Retype only what runs from the first line of the listing to the line holding "7.85, 8.0, 8.0]", both included. Do not retype the pictures.
_ _ _
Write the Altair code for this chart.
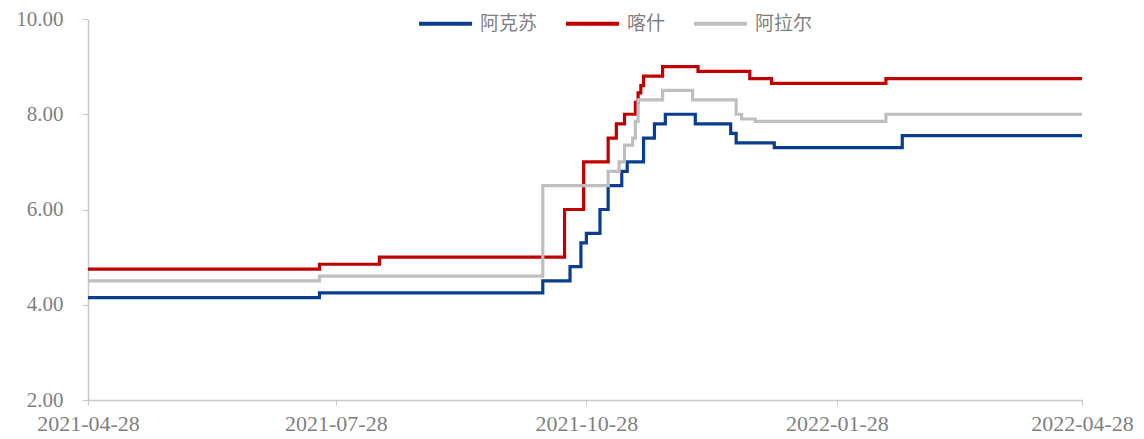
import altair as alt
import pandas as pd

# 阿克苏 change points
dates_aks = ["2021-04-28", "2021-07-22", "2021-10-12", "2021-10-22", "2021-10-26",
             "2021-10-28", "2021-11-02", "2021-11-05", "2021-11-10", "2021-11-12",
             "2021-11-18", "2021-11-22", "2021-11-26", "2021-12-07", "2021-12-20",
             "2021-12-22", "2022-01-05", "2022-02-21", "2022-04-28"]
vals_aks = [4.15, 4.25, 4.5, 4.8, 5.3, 5.5, 6.0, 6.5, 6.8, 7.0, 7.5, 7.8, 8.0,
            7.8, 7.6, 7.4, 7.3, 7.55, 7.55]

# 喀什 change points
dates_ks = ["2021-04-28", "2021-07-22", "2021-08-13", "2021-10-20", "2021-10-27",
            "2021-11-05", "2021-11-08", "2021-11-11", "2021-11-15", "2021-11-16",
            "2021-11-17", "2021-11-18", "2021-11-25", "2021-12-08", "2021-12-27",
            "2022-01-04", "2022-02-15", "2022-04-28"]
vals_ks = [4.75, 4.85, 5.0, 6.0, 7.0, 7.5, 7.8, 8.0, 8.25, 8.45, 8.6, 8.8, 9.0,
           8.9, 8.75, 8.65, 8.75, 8.75]

# 阿拉尔 change points
dates_ale = ["2021-04-28", "2021-07-22", "2021-10-12", "2021-11-05", "2021-11-09",
             "2021-11-11", "2021-11-14", "2021-11-15", "2021-11-16", "2021-11-25",
             "2021-12-06", "2021-12-22", "2021-12-24", "2021-12-29", "2022-02-15",
             "2022-04-28"]
vals_ale = [4.5, 4.6, 6.5, 6.8, 7.0, 7.35, 7.5, 7.85, 8.3, 8.5, 8.3, 8.0, 7.9,
            7.85, 8.0, 8.0]

series_names = ["阿克苏", "喀什", "阿拉尔"]
series_colors = ["#0A3D8F", "#C00000", "#BFBFBF"]
x_ticks = ["2021-04-28", "2021-07-28", "2021-10-28", "2022-01-28", "2022-04-28"]
y_ticks = [2, 4, 6, 8, 10]

frames = []
for name, ds, vs in zip(series_names, [dates_aks, dates_ks, dates_ale],
                        [vals_aks, vals_ks, vals_ale]):
    frames.append(pd.DataFrame({"date": ds, "value": vs, "series": name}))
df = pd.concat(frames, ignore_index=True)


def dt(s):
    y, m, d = (int(p) for p in s.split("-"))
    return alt.DateTime(year=y, month=m, date=d, utc=True)


label_color = "#7F7F7F"
axis_color = "#C8C8C8"

chart = alt.Chart(df).mark_line(
    interpolate="step-after", strokeWidth=3.2
).encode(
    x=alt.X(
        "date:T",
        scale=alt.Scale(type="utc", domain=[dt(x_ticks[0]), dt(x_ticks[-1])]),
        axis=alt.Axis(
            title=None, values=[dt(t) for t in x_ticks],
            labelExpr="utcFormat(datum.value, '%Y-%m-%d')",
            grid=False, labelFont="Liberation Serif",
            labelFontSize=22, labelColor=label_color, domainColor=axis_color,
            tickColor=axis_color, tickSize=5, labelPadding=8, domainWidth=1.5,
            labelFlush=False, labelOverlap=False,
        ),
    ),
    y=alt.Y(
        "value:Q",
        scale=alt.Scale(domain=[2, 10], nice=False, zero=False),
        axis=alt.Axis(
            title=None, values=y_ticks, format=".2f", grid=False,
            labelFont="Liberation Serif", labelFontSize=21,
            labelColor=label_color, domainColor=axis_color, tickColor=axis_color,
            tickSize=6, labelPadding=19, domainWidth=1.5,
        ),
    ),
    color=alt.Color(
        "series:N",
        scale=alt.Scale(domain=series_names, range=series_colors),
        legend=alt.Legend(
            title=None, orient="none", legendX=329, legendY=-24,
            direction="horizontal", symbolType="stroke", symbolSize=2800,
            symbolStrokeWidth=4, labelFont="Noto Sans CJK SC", labelFontSize=19,
            labelColor=label_color, labelOffset=6, columnPadding=20, padding=0,
        ),
    ),
    order=alt.Order("date:T"),
).properties(
    width=994, height=381,
    autosize=alt.AutoSizeParams(type="none"),
    padding={"left": 80, "top": 11, "right": 54, "bottom": 39},
).configure_view(stroke=None)

chart.save("out.html", embed_options={"renderer": "svg", "actions": False})
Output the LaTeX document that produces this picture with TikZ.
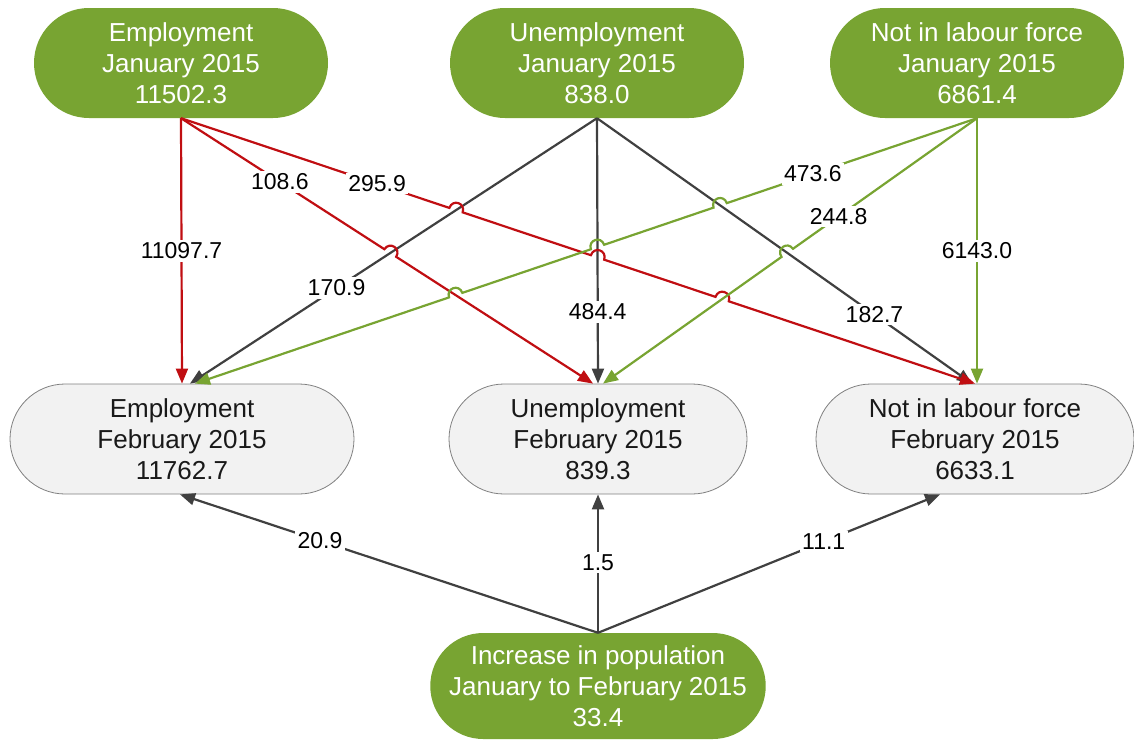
\documentclass[tikz,border=0pt]{standalone}
\usepackage{fontspec}
\setmainfont{Liberation Sans}
\usetikzlibrary{arrows.meta,calc,shapes.misc}
\definecolor{gfill}{RGB}{120,164,50}
\definecolor{lgreen}{RGB}{120,164,50}
\definecolor{lred}{RGB}{192,14,18}
\definecolor{lgrey}{RGB}{64,64,64}
\definecolor{nfill}{RGB}{242,242,242}
\definecolor{nborder}{RGB}{128,128,128}
\begin{document}
\begin{tikzpicture}[x=1pt,y=-1pt,
  topbox/.style={rounded rectangle, fill=gfill, text=white, minimum height=110pt, inner sep=0pt, align=center, font=\fontsize{26}{31}\selectfont},
  botbox/.style={rounded rectangle, fill=nfill, draw=nborder, line width=0.8pt, text=black!90, minimum height=110pt, inner sep=0pt, align=center, font=\fontsize{26}{31}\selectfont},
  lab/.style={fill=white, inner sep=2.5pt, text=black, font=\fontsize{23}{25}\selectfont},
  conn/.style={line width=2.2pt, -{Triangle[length=15pt,width=12pt]}},
  redl/.style={conn, draw=lred},
  greyl/.style={conn, draw=lgrey},
  greenl/.style={conn, draw=lgreen},
  hopup/.style={bend left=90, looseness=1.8},
  hopdn/.style={bend right=90, looseness=1.8}]
\useasboundingbox (0,0) rectangle (1134,745);

% nodes
\node[topbox, minimum width=294pt] (ej) at (181,63) {Employment\\January 2015\\11502.3};
\node[topbox, minimum width=294pt] (uj) at (597,63) {Unemployment\\January 2015\\838.0};
\node[topbox, minimum width=294pt] (nj) at (977,63) {Not in labour force\\January 2015\\6861.4};
\node[botbox, minimum width=344pt] (ef) at (182,439) {Employment\\February 2015\\11762.7};
\node[botbox, minimum width=298pt] (uf) at (598,439) {Unemployment\\February 2015\\839.3};
\node[botbox, minimum width=318pt] (nf) at (975,439) {Not in labour force\\February 2015\\6633.1};
\node[topbox, minimum width=322pt, minimum height=106pt] (ip) at (598,686) {Increase in population\\January to February 2015\\33.4};

% anchor points
\coordinate (ejS) at (ej.south);
\coordinate (ujS) at (uj.south);
\coordinate (njS) at (nj.south);
\coordinate (efR) at (ef.north);
\coordinate (efK) at ($(ef.north)+(8,0)$);
\coordinate (efG) at ($(ef.north)+(13,0)$);
\coordinate (ufR) at ($(uf.north)+(-5,0)$);
\coordinate (ufK) at (uf.north);
\coordinate (ufG) at ($(uf.north)+(5,0)$);
\coordinate (nfR) at (nf.north);
\coordinate (nfK) at ($(nf.north)+(-3,0)$);
\coordinate (nfG) at ($(nf.north)+(2,0)$);
\coordinate (ipN) at (ip.north);
\coordinate (efB) at ($(ef.south)+(-2,0)$);
\coordinate (nfB) at ($(nf.south)+(-35,0)$);

% crossings
\coordinate (rA) at (intersection of ejS--ufR and ujS--efK);
\coordinate (rB1) at (intersection of ejS--nfR and ujS--efK);
\coordinate (rB2) at (intersection of ejS--nfR and ujS--ufK);
\coordinate (rB3) at (intersection of ejS--nfR and njS--ufG);
\coordinate (gA1) at (intersection of njS--efG and ujS--nfK);
\coordinate (gA2) at (intersection of njS--efG and ujS--ufK);
\coordinate (gA3) at (intersection of njS--efG and ejS--ufR);
\coordinate (gB) at (intersection of njS--ufG and ujS--nfK);

% grey flows from unemployment
\draw[greyl] (ujS) -- (efK);
\draw[greyl] (ujS) -- (ufK);
\draw[greyl] (ujS) -- (nfK);

% red flows from employment
\draw[redl] (ejS) -- (efR);
\draw[redl] (ejS) -- ($(rA)!7pt!(ejS)$) to[hopup] ($(rA)!7pt!(ufR)$) -- (ufR);
\draw[redl] (ejS) -- ($(rB1)!7pt!(ejS)$) to[hopup] ($(rB1)!7pt!(nfR)$)
  -- ($(rB2)!7pt!(ejS)$) to[hopup] ($(rB2)!7pt!(nfR)$)
  -- ($(rB3)!7pt!(ejS)$) to[hopup] ($(rB3)!7pt!(nfR)$) -- (nfR);

% green flows from not in labour force
\draw[greenl] (njS) -- ($(gA1)!7pt!(njS)$) to[hopdn] ($(gA1)!7pt!(efG)$)
  -- ($(gA2)!7pt!(njS)$) to[hopdn] ($(gA2)!7pt!(efG)$)
  -- ($(gA3)!7pt!(njS)$) to[hopdn] ($(gA3)!7pt!(efG)$) -- (efG);
\draw[greenl] (njS) -- ($(gB)!7pt!(njS)$) to[hopdn] ($(gB)!7pt!(ufG)$) -- (ufG);
\draw[greenl] (njS) -- (nfG);

% population increase
\draw[greyl] (ipN) -- (efB);
\draw[greyl] (ipN) -- (uf.south);
\draw[greyl] (ipN) -- (nfB);

% labels
\path (ejS) -- (efR) node[lab, pos=0.5] {11097.7};
\path (ejS) -- (ufR) node[lab, pos=0.24] {108.6};
\path (ejS) -- (nfR) node[lab, pos=0.247] {295.9};
\path (ujS) -- (efK) node[lab, pos=0.64] {170.9};
\path (ujS) -- (ufK) node[lab, pos=0.73] {484.4};
\path (ujS) -- (nfK) node[lab, pos=0.74] {182.7};
\path (njS) -- (efG) node[lab, pos=0.21] {473.6};
\path (njS) -- (ufG) node[lab, pos=0.37] {244.8};
\path (njS) -- (nfG) node[lab, pos=0.5] {6143.0};
\path (ipN) -- (efB) node[lab, pos=0.665] {20.9};
\path (ipN) -- (uf.south) node[lab, pos=0.51] {1.5};
\path (ipN) -- (nfB) node[lab, pos=0.66] {11.1};
\end{tikzpicture}
\end{document}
_ _ _
- **FULL RESPONSE**:
Write the Altair code for this chart.
import altair as alt
import pandas as pd

# 阿克苏 change points
dates_aks = ["2021-04-28", "2021-07-22", "2021-10-12", "2021-10-22", "2021-10-26",
             "2021-10-28", "2021-11-02", "2021-11-05", "2021-11-10", "2021-11-12",
             "2021-11-18", "2021-11-22", "2021-11-26", "2021-12-07", "2021-12-20",
             "2021-12-22", "2022-01-05", "2022-02-21", "2022-04-28"]
vals_aks = [4.15, 4.25, 4.5, 4.8, 5.3, 5.5, 6.0, 6.5, 6.8, 7.0, 7.5, 7.8, 8.0,
            7.8, 7.6, 7.4, 7.3, 7.55, 7.55]

# 喀什 change points
dates_ks = ["2021-04-28", "2021-07-22", "2021-08-13", "2021-10-20", "2021-10-27",
            "2021-11-05", "2021-11-08", "2021-11-11", "2021-11-15", "2021-11-16",
            "2021-11-17", "2021-11-18", "2021-11-25", "2021-12-08", "2021-12-27",
            "2022-01-04", "2022-02-15", "2022-04-28"]
vals_ks = [4.75, 4.85, 5.0, 6.0, 7.0, 7.5, 7.8, 8.0, 8.25, 8.45, 8.6, 8.8, 9.0,
           8.9, 8.75, 8.65, 8.75, 8.75]

# 阿拉尔 change points
dates_ale = ["2021-04-28", "2021-07-22", "2021-10-12", "2021-11-05", "2021-11-09",
             "2021-11-11", "2021-11-14", "2021-11-15", "2021-11-16", "2021-11-25",
             "2021-12-06", "2021-12-22", "2021-12-24", "2021-12-29", "2022-02-15",
             "2022-04-28"]
vals_ale = [4.5, 4.6, 6.5, 6.8, 7.0, 7.35, 7.5, 7.85, 8.3, 8.5, 8.3, 8.0, 7.9,
            7.85, 8.0, 8.0]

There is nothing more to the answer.